# Anyone going this weekend 4/20-22



## rustybucket (Aug 18, 2011)

Have a trip planned for this weekend, possibly to independence hub and/or other rigs. The weather is not looking great, anybody else got a trip this weekend or made the decision to cancel yet?

We are in a 52c Hatteras.


----------



## Bite Me Baby (Jun 19, 2016)

4-6 doesn’t sound like fun!!


----------



## rustybucket (Aug 18, 2011)

Bite Me Baby said:


> 4-6 doesn’t sound like fun!!


Looking worse every time I check it. Think we are just going to do a friday night overnight at the spur and head back in sat morn.


----------



## Reelbait (Mar 3, 2013)

We were planning on trolling the Edge and beyond but the latest wave forecast is looking rough.


----------



## hjorgan (Sep 30, 2007)

20 kt winds and 4-6 footers.

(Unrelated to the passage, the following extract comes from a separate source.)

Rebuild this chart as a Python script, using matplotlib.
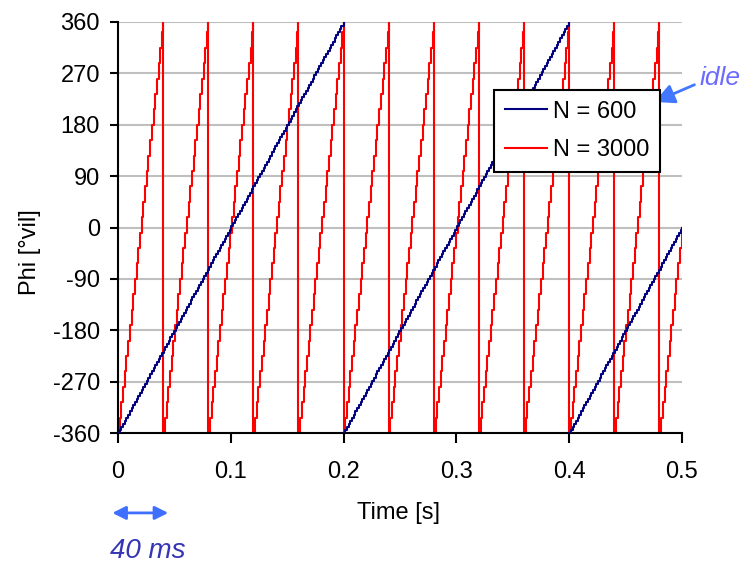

I'll take a big NOPE on that.


----------



## bigtallluke (Jul 14, 2012)

rustybucket said:


> Looking worse every time I check it. Think we are just going to do a friday night overnight at the spur and head back in sat morn.


Did you end up fishing the spur on Friday? If so what did the water look like? I’m going Thursday of this week. Thanks in advance


----------